一、本日二月定例議会が開会され、〇五年度一般会計予算をはじめ、京北町との合併関連も含め過去最高となる二〇四議案が上程されました。市長は三期目・二年目の予算を「マニフェスト実行予算」と位置づけましたが、その内容は赤ちゃんからお年寄りまで負担増のオンパレードです。敬老乗車証の無料制度廃止、保育料・国民健康保険料の値上げなどにみられるように、福祉の後退は明らかです。同時に、「戦略的予算編成システム」二年目の予算を「安定的で持続可能な財政の確立にむけて大きな一歩」と自画自賛するものの、初めて実施した公債償還基金からの五九億円の借り入れを行っても、なお八二六億円を超える市債(借金)を発行するという借金頼みは相変わらずです。その一方、新たな負担増が明らかとなった市内高速道路建設や安全性が未確立な焼却灰溶融炉建設は強行し、返済不要の進路支援事業など同和特別扱いも継続されています。年度末の市債残高は一兆九百二十八億円と過去最高を更新し、持続可能どころか、財政をさらに破たんに導くものとなっています。

一、今回の予算案に盛り込まれた市民負担増は、国民健康保険料の引き上げで八億円、敬老乗車証の有料化で六億円にものぼります。加えて保育料の二億円、市立高校授業料の値上げを含む各種文化・スポーツ施設の使用料・利用料の値上げは総額七億円を超える規模となっています。事務事業の見直しによる事業の縮小・廃止は、五〇八事業の見直しで約五十六億円の削減です。その内容は市営葬儀事業の廃止、更生医療の独自の上乗せ制度の切り捨て、インフルエンザ予防接種の減免の大幅縮減、民間社会福祉施設に対する独自支援の中止など、市民生活に重大な影響を与える内容ばかりです。まさに、「福祉は後退させない」と繰り返し表明していた市長の公約違反にとどまらず、地方自治体の役割を変質させるものです。「財政健全化プラン」が市民の福祉・くらし切捨てプランであることがいっそう明らかになっています。

一、今回の予算案には市民の粘り強い運動と日本共産党の議会論戦の成果も一定盛り込まれました。放置自転車防止啓発事業や京の職人さん事業、防火・防災啓発事業など、今年度で国が制度を打ち切る緊急雇用対策のいくつかを市独自の雇用対策として継続すること。伝統産業活性化条例(仮)の制定、敬老乗車証の民間バスとの共通化を一部実施。水災予測システム整備、雨水貯留施設設置助成負担金の新設などです。さらに今議会でも具体的な提案も行い、市民の切実な要求の実現へ全力をつくします。
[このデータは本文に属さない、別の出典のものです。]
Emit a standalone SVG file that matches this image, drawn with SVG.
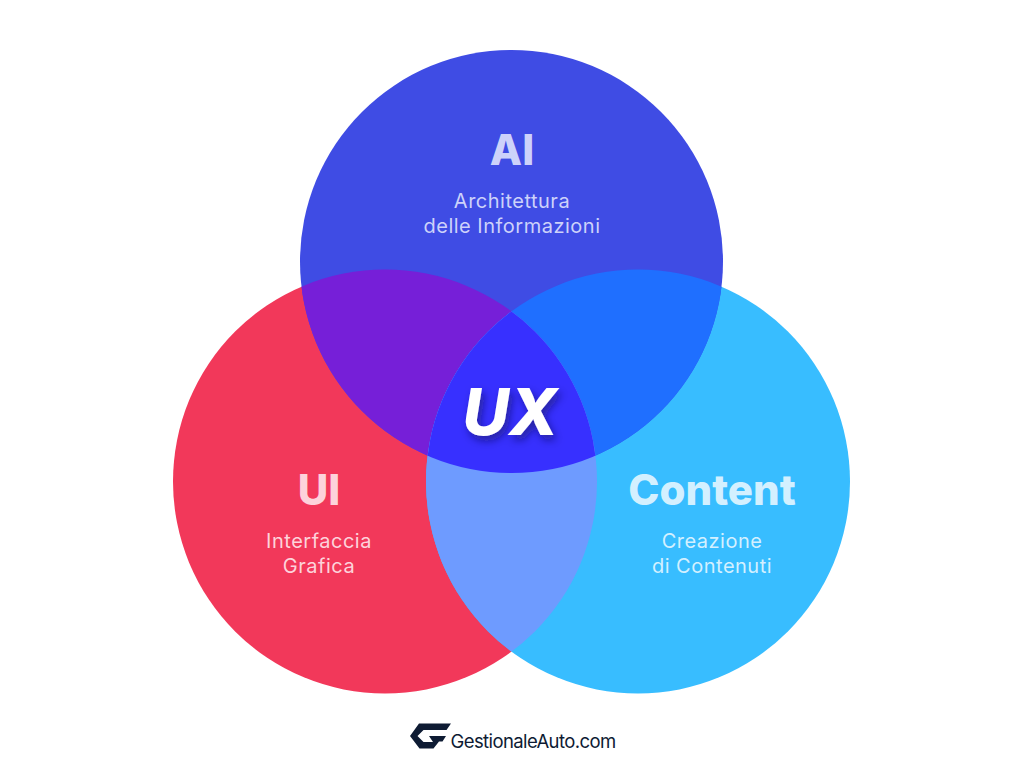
<svg xmlns="http://www.w3.org/2000/svg" width="1024" height="768" viewBox="0 0 1024 768">
<style>
.t{font-family:Inter,"Liberation Sans",sans-serif;text-anchor:middle}
.h{font-size:42px;font-weight:800}
.s{font-size:20px;font-weight:400;letter-spacing:.5px}
</style>
<defs>
<circle id="ca" cx="511.5" cy="261.5" r="211.5"/>
<circle id="cl" cx="385" cy="481.5" r="212"/>
<circle id="cr" cx="638" cy="481.5" r="212"/>
<clipPath id="pa"><use href="#ca"/></clipPath>
<clipPath id="pl"><use href="#cl"/></clipPath>
<clipPath id="pr"><use href="#cr"/></clipPath>
<filter id="sh" x="-30%" y="-30%" width="160%" height="170%"><feDropShadow dx="3" dy="5" stdDeviation="4" flood-color="#0a0a50" flood-opacity=".55"/></filter>
</defs>
<rect width="1024" height="768" fill="#fff"/>
<g id="node-ui"><use href="#cl" fill="#F2385A"/></g>
<g id="node-content"><use href="#cr" fill="#38BDFF"/></g>
<g id="node-ai"><use href="#ca" fill="#3F4CE4"/></g>
<g id="overlaps">
<g clip-path="url(#pa)"><use href="#cl" fill="#761FD8"/><use href="#cr" fill="#1F6FFF"/></g>
<g clip-path="url(#pl)"><use href="#cr" fill="#6E9BFF"/></g>
<g clip-path="url(#pa)"><g clip-path="url(#pl)"><use href="#cr" fill="#3730FF"/></g></g>
</g>
<g id="labels-ai" fill="#CDD2FA">
<text class="t h" x="512" y="164.500">AI</text>
<text class="t s" x="512" y="208">Architettura</text>
<text class="t s" x="512" y="233">delle Informazioni</text>
</g>
<g id="labels-ui" fill="#FDD3DB">
<text class="t h" x="319" y="504.500">UI</text>
<text class="t s" x="319" y="548">Interfaccia</text>
<text class="t s" x="319" y="573">Grafica</text>
</g>
<g id="labels-content" fill="#D3F0FF">
<text class="t h" x="712" y="504.500">Content</text>
<text class="t s" x="712" y="548">Creazione</text>
<text class="t s" x="712" y="573">di Contenuti</text>
</g>
<g id="node-ux"><text class="t" x="510" y="435" fill="#fff" font-size="64" font-weight="800" font-style="italic" filter="url(#sh)">UX</text></g>
<g id="logo" fill="#0E1B33">
<path d="M419 723.500H451L446.500 730H423.500L417.500 736L423.500 742H433L429 736H446L442.500 741.500H439L433.500 748.500H419.500L410 736Z"/>
<text x="450.500" y="748" font-family="Inter,'Liberation Sans',sans-serif" font-size="18.500" letter-spacing="-.6">GestionaleAuto.com</text>
</g>
</svg>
一、小泉自民・公明内閣がすすめる「構造改革」は、昨年度の「三位一体改革」に続き、地方自治と市民生活を破たんに追い込むものであることがいよいよはっきりしてきました。一連の控除の見直し、定率減税の廃止、介護保険の見直し、障害者保健福祉に応益負担の導入、医療制度の改悪と雪だるま式の負担増が、市民に押し付けられようとしています。京都市が悪政の防波堤の役割を放棄し、市民に痛みをさらに拡大することは許されません。

 敬老乗車証の見直しが検討された四年前も、市民の大きな世論で凍結を勝ち取りました。日本共産党市会議員団は、議会開会に先立って立ち上げた「くらし・福祉を守る闘争本部」を軸に、市民の皆さんと力をあわせて、こうした市民生活を破壊する予算の撤回・凍結を求めてたたかいぬく決意です。また、京北町との合併では、新しい市民のみなさんの生活が後退しないよう力をつくします。同時に、今国会で提案されている国民生活を脅かす負担増の予算を撤回するよう求めるとともに、憲法・教育基本法の改悪を許さないたたかいを大きく広げて奮闘します。